Tuesday, June 20th, 2017

This Sunday’s readings are all about fear, bravery and courage. The first interpretation of courage comes from our first reading. In the reading from Jeremiah, the idea of courage is a masculine, militaristic one, understandable from a highly patriarchal warrior culture. The second reading from the epistle to the Romans, Saint Paul tells us that death and, therefore, our fear of death (a pretty severe preoccupation of us humans) have been conquered by Christ’s salvation of us through his sacrifice on the cross.

Yeah, but I’m still nervous. In full disclosure, I have battled moderate anxiety since I was young, never looking forward to “the Sunday scaries” as I used to call them when I told my mother. Though just when I think I can’t relate, there is our Savior telling us, using one of his favorite examples from nature:

“Are not two sparrows sold for a small coin?
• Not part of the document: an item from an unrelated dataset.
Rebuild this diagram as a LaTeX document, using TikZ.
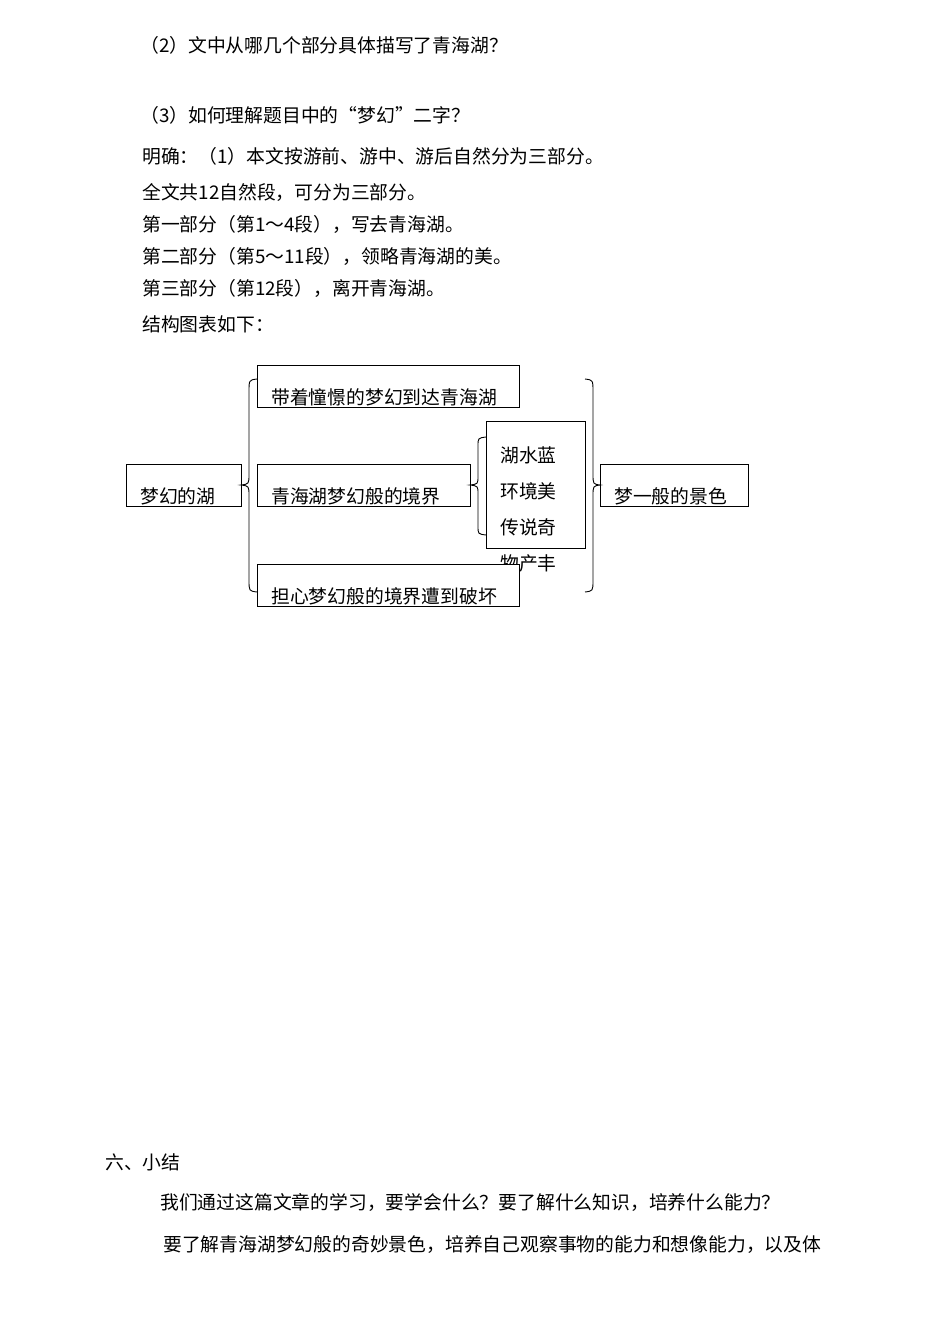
\documentclass[tikz,border=0pt]{standalone}
\usepackage{fontspec}
\setmainfont{Noto Sans CJK SC}
\begin{document}
\begin{tikzpicture}[x=1pt,y=-1pt,
 t/.style={anchor=base west,inner sep=0pt,font=\fontsize{18.8}{20}\selectfont},
 bx/.style={draw,line width=0.9pt,fill=white},
 br/.style={line width=0.9pt}]
\useasboundingbox (0,0) rectangle (950,1342);
\node[t] (l1) at (140,52) {（2）文中从哪几个部分具体描写了青海湖？};
\node[t] (l2) at (140,122) {（3）如何理解题目中的“梦幻”二字？};
\node[t] (l3) at (142,163) {明确：（1）本文按游前、游中、游后自然分为三部分。};
\node[t] (l4) at (142,199) {全文共12自然段，可分为三部分。};
\node[t] (l5) at (142,231) {第一部分（第1～4段），写去青海湖。};
\node[t] (l6) at (142,263) {第二部分（第5～11段），领略青海湖的美。};
\node[t] (l7) at (142,295) {第三部分（第12段），离开青海湖。};
\node[t] (l8) at (142,331) {结构图表如下：};
% boxes
\draw[bx] (126,464) rectangle (241,506); \node[t] (a) at (140,503) {梦幻的湖};
\draw[bx] (257,365) rectangle (519,407); \node[t] (b) at (271,404) {带着憧憬的梦幻到达青海湖};
\draw[bx] (257,464) rectangle (470,506); \node[t] (c) at (271,503) {青海湖梦幻般的境界};
\draw[bx] (486,421) rectangle (585,548);
\node[t] (e1) at (500,462) {湖水蓝};
\node[t] (e2) at (500,498) {环境美};
\node[t] (e3) at (500,534) {传说奇};
\node[t] (e4) at (500,570) {物产丰};
\draw[bx] (257,564) rectangle (519,606); \node[t] (d) at (271,603) {担心梦幻般的境界遭到破坏};
\draw[bx] (600,464) rectangle (748,506); \node[t] (f) at (614,503) {梦一般的景色};
% braces
\draw[br] (257,379) .. controls (249,380) .. (249,392) -- (249,474) .. controls (249,484) .. (241,485) .. controls (249,486) .. (249,496) -- (249,580) .. controls (249,591) .. (257,592);
\draw[br] (486,437) .. controls (478,438) .. (478,446) -- (478,476) .. controls (478,484) .. (470,485) .. controls (478,486) .. (478,494) -- (478,526) .. controls (478,534) .. (486,535);
\draw[br] (585,379) .. controls (593,380) .. (593,392) -- (593,474) .. controls (593,484) .. (600,485) .. controls (593,486) .. (593,496) -- (593,580) .. controls (593,591) .. (585,592);
\node[t] (s1) at (105,1169) {六、小结};
\node[t] (s2) at (160,1209) {我们通过这篇文章的学习，要学会什么？要了解什么知识，培养什么能力？};
\node[t] (s3) at (163,1251) {要了解青海湖梦幻般的奇妙景色，培养自己观察事物的能力和想像能力，以及体};
\end{tikzpicture}
\end{document}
Yet not one of them falls to the ground without your Father’s knowledge. Even all the hairs of your head are counted.” Beautiful. Whenever I hear this line I think of how Shakespeare ripped it off so brilliantly when he has his moody college student Hamlet, another person obsessed with death and struggling with the anxiety of existence, says: “There’s a special providence in the fall of a sparrow. If it be now, ‘tis not to come. If it be not to come, it will be now. If it be not now, yet it will come. The readiness is all.” Perhaps the Bard is delving into a little biblical interpretation. Hamlet eases his concerns of death by learning the notion of acceptance and, therefore, perhaps trusts in something greater after death.

Countless words have been written on what Hamlet is feeling, but there is no denying, he’s feeling something that must be very close to peace so late in the play, certainly a type of resolve. Perhaps to ease our everyday worries into peace takes a type of acceptance. Or, as the philosopher Simon Critchley and the psychoanalyst Jamieson Webster contend, “a possible response to the question, ‘To be, or not to be?’ is ‘Let be.’”(The New York Times, July 9, 2011). That’s a powerful insight and as someone who struggles with anxiety, a comforting one.

In Christ’s challenge to “not be afraid” he is giving us not just courage or telling us to forget our worry. In the precarious place between fear and courage, Christ is telling us to accept. “Do not worry about your life,” he tells us, not because it is not worth worrying about, but because it is not your full responsibility. “I got this” Jesus seems to say. That’s helpful to me. The rest, as Hamlet would say, is silence.